HIS260: 19th Century U.S., 1815-1914
Spring, 2007 (MWF 10:30-11:20)
Professor John F. McClymer (Fuller 112, ext. 7278)

Description: In 1815 the United States stretched from the Atlantic to the Alleghanies. Pittsburgh was a frontier outpost. By 1914 it was a great industrial center of a nation that spanned a continent. Nineteenth-century Americans lived through thoroughly unprecedented times. Age-old certainties shattered. Age-old restrictions collapsed. Virtually anything seemed possible. Americans rushed to seize the opportunities they saw before them. The pace of change and the differential patterns it took North and South literally tore the country apart. Even so, the United States occupied much of the continent, including large portions seized from Mexico; it developed the largest and most prosperous economy in the world; it attracted immigrants from much of the world in ever-increasing numbers; and it conquered an overseas empire. We will look at these transformations and at the efforts of Americans to make sense of them. In particular we will follow several major issues over the course of the entire century: race, woman's rights, temperance, and nativism.

Format: The course will function as a workshop. Students will investigate key events and developments and will make regular reports in writing and orally. The professor will provide background information, guides to sources, suggestions, and critiques. Students will choose which sources and aspects of key topics they wish to explore.

Pre-requisites: None.

Requirements: Students will write regular reports, most of them brief. They will also report orally. In addition, students will undertake a major final project on a topic of their own choosing. There will be no examinations or quizzes. If you have some special need that requires some adjustment in course requirements or scheduling, please make an appointment to see me so that we can work out details.

Course Policies: College rules about attendance, cheating (including plagiarism), late work, and illness all apply in this course.

Materials: All will be on line.

Student Projects: What do I do in this course?
The materials available for study are vast to the point of being overwhelming. The usual response to this is for the instructor to choose as many or as few as he or she thinks will fit into the syllabus. The great model of this is the textbook. There are exactly thirty-one chapters of twenty-five to thirty pages each. Textbook authors can put whatever they choose into any of the chapters but none can exceed thirty pages. They can cover whatever topics they want but they cannot exceed thirty-one chapters. This creates a pedagogy of scarcity. There is no room for more than one poem by John Greenleaf Whittier. There may not be room for any! Maybe we can squeeze in one or two brief excerpts from slave narratives or maybe a speech by Chief Seattle but no more. Moreover, there is only time to look at events and developments from one perspective. Textbook authors, and instructors generally, choose what they hope is the single best way of explaining something and then move on. They know, of course, that there is no single best way. They know too that different people learn in different ways. They know, therefore, the approach they select will not work for everyone. But there is only so much space and time. There is not enough of either for comparing in detail how basic themes play out over the course of a century.
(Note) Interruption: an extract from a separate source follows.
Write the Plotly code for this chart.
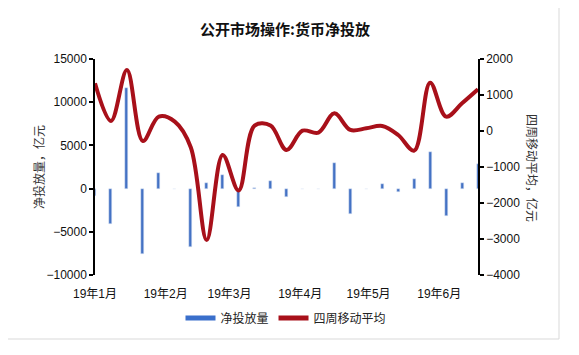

Scarcity and excellence are intrinsically incompatible. Nor is there any reason why students should have no say in choosing the materials they will study. Historians pick the topics they wish to investigate. They pick the approaches they wish to follow. They decide which sources to consult. The way to learn to ride a bike is to ride one. The way to learn to be an historian is to do history.

We will therefore ignore conventional practice. I will choose broad themes and topics. More accurately, there is a standard set of topics and themes that American historians largely agree anyone working in this time period needs to know about. Students will then plunge in, choose aspects of these themes and topics, look at sets of relevant materials, and share their findings. This means that with some exceptions we will not all be reading the same materials. It means that we will be responsible for letting others know what we have found. It means the instructor will do less talking in class and more coaching of individual students and groups of students. It means that one of his chief functions will be asking students to compare and contrast their findings.

Final Projects: The proof of the pudding . . . .
Students will submit a project of their own design in lieu of a final examination. Several weeks beforehand they will submit a proposal and then meet with the instructor to discuss possible approaches and resources.